US archbishop supports call for repentance for German synodal path San Francisco Archbishop Salvatore Cordileone is pictured in a file photo celebrating Mass outside the Cathedral of St Mary of the Assumption as part of a rosary rally. Photo: CNS.

The Archbishop of San Francisco has publicly supported Denver Archbishop Aquila’s response to the German bishops’ “synodal path”, which he said advances “untenable” views of the Church.

In his open letter dated May 13, Archbishop Samuel Aquila of Denver had warned about the fundamental text produced by the first forum of the German Catholic Synodal Path.

Last Wednesday, Archbishop Salvatore Cordileone of San Francisco stated his support for Archbishop Aquila’s letter.

“We are all in Archbishop Aquila’s debt for such an extraordinary, reasoned, and theologically rich response to the German bishops’ ‘Synodal Path’, which proposes a radical transformation to the Gospel of Jesus Christ and the Church he left us,” stated Dr Cordileone on Wednesday.

Archbishop Cordileone said Archbishop Aquila’s letter “reminds me of the forthright way St Paul spoke to the Corinthians, Galatians, Thessalonians and others”.

Believe

Archbishop Aquila, in his May 13 letter, had called on bishops to be the first to “repent and believe” even as they call the world to do the same.
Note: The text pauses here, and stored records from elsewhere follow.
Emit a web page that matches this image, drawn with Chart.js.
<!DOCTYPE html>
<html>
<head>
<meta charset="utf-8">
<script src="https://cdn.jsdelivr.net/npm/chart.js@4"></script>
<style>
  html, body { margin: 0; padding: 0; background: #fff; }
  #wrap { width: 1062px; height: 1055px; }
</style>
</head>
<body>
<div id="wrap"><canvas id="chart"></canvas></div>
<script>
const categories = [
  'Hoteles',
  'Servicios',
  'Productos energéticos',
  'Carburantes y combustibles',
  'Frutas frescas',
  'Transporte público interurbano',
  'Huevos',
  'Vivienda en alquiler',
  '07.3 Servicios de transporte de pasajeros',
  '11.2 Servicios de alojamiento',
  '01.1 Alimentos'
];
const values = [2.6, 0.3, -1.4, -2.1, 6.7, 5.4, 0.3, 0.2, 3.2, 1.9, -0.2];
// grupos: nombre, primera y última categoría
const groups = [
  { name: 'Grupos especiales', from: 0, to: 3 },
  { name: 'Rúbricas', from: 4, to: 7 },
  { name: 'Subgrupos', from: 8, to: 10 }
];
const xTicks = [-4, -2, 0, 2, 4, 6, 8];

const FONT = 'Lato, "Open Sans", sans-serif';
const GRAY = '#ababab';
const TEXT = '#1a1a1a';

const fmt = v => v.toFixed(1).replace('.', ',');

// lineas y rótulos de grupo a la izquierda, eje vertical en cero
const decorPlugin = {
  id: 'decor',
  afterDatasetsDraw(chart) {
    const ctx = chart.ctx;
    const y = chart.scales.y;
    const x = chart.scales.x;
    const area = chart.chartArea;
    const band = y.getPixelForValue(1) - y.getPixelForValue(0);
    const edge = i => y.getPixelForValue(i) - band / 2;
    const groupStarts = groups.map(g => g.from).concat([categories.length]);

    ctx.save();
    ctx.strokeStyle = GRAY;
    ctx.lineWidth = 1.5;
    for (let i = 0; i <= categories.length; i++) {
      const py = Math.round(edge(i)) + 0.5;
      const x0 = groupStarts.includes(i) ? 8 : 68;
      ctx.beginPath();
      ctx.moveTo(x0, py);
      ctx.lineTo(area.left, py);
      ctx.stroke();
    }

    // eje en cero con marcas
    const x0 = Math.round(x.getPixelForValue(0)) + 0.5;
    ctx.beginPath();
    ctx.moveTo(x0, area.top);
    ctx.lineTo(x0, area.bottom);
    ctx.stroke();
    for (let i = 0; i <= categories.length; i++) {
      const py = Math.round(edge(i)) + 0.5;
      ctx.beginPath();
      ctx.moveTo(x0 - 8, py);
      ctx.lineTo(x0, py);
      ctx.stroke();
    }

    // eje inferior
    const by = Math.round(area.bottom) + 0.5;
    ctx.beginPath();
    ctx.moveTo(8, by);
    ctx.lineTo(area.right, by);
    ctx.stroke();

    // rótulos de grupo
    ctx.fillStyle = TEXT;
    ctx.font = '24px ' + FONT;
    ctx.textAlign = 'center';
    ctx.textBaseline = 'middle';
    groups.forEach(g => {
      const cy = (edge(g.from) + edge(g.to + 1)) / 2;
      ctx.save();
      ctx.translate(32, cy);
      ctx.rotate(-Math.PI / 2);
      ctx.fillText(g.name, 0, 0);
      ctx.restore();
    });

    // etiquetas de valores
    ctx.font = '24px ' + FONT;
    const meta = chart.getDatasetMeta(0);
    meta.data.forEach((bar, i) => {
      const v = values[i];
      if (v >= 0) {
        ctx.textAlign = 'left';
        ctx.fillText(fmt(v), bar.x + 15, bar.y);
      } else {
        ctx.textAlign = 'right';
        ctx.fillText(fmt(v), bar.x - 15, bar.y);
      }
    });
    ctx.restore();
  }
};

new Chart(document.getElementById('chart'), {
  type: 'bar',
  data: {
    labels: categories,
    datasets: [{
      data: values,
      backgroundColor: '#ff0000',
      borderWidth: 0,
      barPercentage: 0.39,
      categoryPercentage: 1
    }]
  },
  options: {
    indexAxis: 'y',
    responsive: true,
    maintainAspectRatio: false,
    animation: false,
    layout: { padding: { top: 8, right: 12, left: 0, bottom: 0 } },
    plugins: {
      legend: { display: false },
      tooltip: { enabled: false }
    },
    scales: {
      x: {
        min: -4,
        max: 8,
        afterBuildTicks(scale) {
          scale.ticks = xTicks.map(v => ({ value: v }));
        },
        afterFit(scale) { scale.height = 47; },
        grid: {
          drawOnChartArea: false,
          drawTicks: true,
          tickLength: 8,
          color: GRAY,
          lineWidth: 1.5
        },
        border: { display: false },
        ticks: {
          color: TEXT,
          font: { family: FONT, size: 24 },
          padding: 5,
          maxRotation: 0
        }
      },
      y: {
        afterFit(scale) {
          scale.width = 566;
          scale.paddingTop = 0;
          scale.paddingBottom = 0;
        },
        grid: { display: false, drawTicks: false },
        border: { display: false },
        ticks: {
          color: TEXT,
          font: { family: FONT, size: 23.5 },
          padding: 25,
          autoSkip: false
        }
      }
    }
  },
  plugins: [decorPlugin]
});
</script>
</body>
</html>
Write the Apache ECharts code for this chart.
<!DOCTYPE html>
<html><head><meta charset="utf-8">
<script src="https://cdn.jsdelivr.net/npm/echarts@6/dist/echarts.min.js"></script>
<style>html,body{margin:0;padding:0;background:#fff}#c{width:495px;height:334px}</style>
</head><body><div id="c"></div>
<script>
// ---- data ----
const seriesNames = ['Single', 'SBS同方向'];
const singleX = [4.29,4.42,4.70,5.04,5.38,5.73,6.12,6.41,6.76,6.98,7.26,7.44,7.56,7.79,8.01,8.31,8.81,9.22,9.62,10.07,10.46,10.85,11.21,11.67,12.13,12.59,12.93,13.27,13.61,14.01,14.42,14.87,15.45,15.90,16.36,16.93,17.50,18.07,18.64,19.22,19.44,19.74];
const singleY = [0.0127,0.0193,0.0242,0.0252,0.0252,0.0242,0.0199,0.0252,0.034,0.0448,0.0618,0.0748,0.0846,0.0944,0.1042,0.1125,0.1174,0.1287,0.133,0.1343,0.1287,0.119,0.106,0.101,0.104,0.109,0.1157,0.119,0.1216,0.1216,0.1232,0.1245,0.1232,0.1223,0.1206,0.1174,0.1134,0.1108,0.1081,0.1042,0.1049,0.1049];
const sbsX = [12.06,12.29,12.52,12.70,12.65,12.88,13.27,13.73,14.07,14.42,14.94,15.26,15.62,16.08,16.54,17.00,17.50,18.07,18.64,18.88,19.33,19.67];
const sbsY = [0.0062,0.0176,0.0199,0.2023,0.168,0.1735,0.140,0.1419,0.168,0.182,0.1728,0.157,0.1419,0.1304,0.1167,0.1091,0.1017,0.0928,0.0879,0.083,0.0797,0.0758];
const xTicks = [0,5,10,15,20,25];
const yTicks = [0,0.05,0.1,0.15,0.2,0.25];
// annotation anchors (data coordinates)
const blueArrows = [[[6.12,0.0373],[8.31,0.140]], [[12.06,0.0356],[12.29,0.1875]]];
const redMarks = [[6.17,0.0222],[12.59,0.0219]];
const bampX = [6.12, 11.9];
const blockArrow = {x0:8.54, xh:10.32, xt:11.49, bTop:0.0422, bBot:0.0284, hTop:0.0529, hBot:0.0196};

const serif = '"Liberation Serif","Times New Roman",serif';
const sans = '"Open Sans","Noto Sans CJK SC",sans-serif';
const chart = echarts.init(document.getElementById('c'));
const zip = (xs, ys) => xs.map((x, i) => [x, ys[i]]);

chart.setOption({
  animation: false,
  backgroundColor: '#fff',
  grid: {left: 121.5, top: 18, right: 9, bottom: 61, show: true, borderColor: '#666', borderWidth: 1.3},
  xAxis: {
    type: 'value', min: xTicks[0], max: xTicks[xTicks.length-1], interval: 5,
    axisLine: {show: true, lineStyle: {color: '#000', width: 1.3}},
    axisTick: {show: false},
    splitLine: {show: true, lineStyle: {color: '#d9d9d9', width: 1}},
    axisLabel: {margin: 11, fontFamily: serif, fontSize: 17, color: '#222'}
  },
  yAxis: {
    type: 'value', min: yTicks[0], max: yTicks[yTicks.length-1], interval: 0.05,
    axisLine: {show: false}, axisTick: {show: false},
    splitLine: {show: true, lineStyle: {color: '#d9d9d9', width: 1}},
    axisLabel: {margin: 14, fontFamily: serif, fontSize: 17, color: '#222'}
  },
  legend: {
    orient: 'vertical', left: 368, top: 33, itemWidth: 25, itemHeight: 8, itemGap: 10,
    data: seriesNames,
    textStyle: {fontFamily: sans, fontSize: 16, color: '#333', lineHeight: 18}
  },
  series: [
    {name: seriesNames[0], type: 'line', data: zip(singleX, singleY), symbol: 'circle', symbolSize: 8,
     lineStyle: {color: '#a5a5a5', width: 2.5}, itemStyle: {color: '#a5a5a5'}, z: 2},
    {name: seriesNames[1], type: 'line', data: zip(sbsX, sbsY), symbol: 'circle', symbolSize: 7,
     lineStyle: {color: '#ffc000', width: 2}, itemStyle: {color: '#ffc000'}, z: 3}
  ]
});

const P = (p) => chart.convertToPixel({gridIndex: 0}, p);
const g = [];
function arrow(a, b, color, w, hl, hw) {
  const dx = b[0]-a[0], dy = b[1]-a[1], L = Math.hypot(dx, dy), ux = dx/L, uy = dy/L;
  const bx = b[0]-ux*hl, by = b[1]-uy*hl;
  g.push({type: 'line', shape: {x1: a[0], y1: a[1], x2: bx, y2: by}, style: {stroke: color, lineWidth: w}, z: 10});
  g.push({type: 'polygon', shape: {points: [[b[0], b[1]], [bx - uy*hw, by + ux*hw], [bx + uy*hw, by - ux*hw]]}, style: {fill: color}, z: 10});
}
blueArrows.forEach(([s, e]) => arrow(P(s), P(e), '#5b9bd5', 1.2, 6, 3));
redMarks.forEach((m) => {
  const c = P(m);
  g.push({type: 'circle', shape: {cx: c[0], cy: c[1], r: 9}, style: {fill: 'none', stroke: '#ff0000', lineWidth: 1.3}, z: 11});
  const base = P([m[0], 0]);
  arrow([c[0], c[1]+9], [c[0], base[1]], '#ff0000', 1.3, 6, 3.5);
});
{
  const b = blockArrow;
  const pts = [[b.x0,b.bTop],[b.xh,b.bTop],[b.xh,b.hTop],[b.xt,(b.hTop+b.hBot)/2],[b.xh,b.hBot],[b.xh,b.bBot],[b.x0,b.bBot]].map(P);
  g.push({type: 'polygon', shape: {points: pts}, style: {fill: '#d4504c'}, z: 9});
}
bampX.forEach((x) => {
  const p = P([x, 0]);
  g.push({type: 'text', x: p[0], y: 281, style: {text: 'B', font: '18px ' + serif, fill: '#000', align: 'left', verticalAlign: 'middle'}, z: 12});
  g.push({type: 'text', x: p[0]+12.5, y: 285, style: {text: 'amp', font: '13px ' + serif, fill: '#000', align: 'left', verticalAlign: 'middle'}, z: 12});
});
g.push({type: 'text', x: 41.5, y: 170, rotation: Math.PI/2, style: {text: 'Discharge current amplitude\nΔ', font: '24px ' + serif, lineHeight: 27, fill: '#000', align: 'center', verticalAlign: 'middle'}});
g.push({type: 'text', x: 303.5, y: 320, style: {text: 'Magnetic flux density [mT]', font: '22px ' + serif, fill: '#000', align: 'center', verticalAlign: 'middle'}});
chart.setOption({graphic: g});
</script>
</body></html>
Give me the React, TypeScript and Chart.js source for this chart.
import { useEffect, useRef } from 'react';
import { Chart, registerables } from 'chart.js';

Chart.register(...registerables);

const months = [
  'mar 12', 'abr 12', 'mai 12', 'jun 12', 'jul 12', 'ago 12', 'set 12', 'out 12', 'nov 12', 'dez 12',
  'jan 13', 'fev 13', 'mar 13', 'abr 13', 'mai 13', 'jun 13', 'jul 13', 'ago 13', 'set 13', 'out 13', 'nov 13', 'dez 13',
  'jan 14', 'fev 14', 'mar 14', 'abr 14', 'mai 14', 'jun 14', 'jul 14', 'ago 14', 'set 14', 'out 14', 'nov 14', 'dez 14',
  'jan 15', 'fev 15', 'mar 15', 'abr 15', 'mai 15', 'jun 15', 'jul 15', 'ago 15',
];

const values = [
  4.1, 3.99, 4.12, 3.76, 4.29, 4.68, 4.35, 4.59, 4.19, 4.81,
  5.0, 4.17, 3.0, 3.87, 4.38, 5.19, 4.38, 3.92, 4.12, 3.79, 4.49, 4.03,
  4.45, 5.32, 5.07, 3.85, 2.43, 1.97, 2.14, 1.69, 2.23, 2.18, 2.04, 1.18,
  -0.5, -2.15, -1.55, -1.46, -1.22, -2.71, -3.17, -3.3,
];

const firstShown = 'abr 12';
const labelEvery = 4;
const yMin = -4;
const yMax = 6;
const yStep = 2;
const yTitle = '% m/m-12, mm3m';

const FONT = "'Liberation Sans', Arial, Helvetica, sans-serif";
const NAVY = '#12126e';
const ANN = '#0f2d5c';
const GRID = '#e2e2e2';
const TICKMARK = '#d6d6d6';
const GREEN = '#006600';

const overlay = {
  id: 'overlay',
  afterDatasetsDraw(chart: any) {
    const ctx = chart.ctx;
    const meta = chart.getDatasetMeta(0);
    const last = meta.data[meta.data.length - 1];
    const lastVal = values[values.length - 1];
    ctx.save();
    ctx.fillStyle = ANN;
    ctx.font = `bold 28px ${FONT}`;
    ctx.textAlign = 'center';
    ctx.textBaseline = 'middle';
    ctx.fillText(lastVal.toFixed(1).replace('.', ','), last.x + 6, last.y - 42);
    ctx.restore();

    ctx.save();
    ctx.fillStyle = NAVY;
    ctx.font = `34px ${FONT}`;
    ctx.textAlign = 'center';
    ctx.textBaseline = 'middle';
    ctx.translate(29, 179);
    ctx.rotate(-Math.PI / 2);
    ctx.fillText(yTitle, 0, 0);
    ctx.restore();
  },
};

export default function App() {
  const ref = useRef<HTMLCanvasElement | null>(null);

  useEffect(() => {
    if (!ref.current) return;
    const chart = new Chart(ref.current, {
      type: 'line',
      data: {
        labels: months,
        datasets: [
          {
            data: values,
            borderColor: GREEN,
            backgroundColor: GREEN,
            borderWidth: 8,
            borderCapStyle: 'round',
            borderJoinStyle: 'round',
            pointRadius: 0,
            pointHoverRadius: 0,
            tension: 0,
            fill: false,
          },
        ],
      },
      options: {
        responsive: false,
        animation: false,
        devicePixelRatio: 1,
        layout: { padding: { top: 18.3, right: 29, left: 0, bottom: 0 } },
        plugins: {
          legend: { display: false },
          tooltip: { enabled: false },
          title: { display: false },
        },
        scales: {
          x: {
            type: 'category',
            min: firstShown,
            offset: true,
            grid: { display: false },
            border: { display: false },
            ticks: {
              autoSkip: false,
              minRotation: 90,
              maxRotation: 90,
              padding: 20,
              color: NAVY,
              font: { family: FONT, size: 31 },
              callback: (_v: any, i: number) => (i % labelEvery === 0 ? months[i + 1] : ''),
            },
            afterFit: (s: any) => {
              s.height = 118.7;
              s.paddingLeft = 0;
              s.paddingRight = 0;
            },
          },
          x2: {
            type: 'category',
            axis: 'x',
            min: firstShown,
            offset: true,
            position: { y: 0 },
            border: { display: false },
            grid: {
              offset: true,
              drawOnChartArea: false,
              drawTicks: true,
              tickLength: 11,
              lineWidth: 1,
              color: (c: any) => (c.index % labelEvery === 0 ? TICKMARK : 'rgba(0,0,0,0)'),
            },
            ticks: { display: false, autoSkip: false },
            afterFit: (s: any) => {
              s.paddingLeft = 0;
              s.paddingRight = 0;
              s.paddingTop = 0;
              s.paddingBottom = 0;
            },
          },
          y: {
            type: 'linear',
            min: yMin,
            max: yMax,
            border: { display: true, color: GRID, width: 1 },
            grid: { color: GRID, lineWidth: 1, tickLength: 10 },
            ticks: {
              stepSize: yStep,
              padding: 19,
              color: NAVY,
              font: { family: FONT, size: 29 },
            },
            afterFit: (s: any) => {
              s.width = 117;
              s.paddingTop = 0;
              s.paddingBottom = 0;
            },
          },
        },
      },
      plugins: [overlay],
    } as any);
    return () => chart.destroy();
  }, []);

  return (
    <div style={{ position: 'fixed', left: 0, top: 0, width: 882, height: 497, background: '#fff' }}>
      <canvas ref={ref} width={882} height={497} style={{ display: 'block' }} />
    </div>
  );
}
While his letter was dated on the feast of the Ascension, he released it on May 26, the feast of St Philip Neri. It is a 15-page commentary on the German synodal path text.

The German bishops’ “Synodal Path” includes bishops and lay people, and addresses four major topics: how power is exercised in the Church; sexual morality; the priesthood; and the role of women. The process began on December 1, 2019, and is expected to end in February 2022.

Some critics of the process have expressed concerns that it could conclude with certain positions contrary to the Church’s teaching and discipline on the ordination of women and intercommunion.

While the synodal path text rightly mentions the Church’s “crisis of credibility” due to the recent sex abuse scandals and coverups, the Church’s response must include clarity about its teachings, Archbishop Aquila said.

“If the Church is unwilling to tell the truth with prudence and courage about matters of discomfort to her own leaders, why should the world trust the Church to tell the truth on matters of discomfort to the world?” he wrote.

Rupture

On May 26, Archbishop Cordileone agreed and called the German bishops’ vision of the Church a “radical rupture”. He said the bishops’ text “describes a Church that will be grounded not in Christ’s eternal Truth, but instead pre-eminently conditioned by the world”.

Archbishop Cordileone cited Archbishop Aquila’s letter that such a Church proposed by the synodal path text would be “comfortably accepted by it [the world] as one respectable institution among others”.

“Archbishop Aquila reminds us of the words of Pope Francis, ‘The Successor of Peter, yesterday, today and tomorrow, is always called to strengthen his brothers and sisters in the priceless treasure of that faith which God has given as a light for humanity’s path’,” Archbishop Cordileone said.

“Yes. Let us remember above all our first love, Christ crucified,” he added.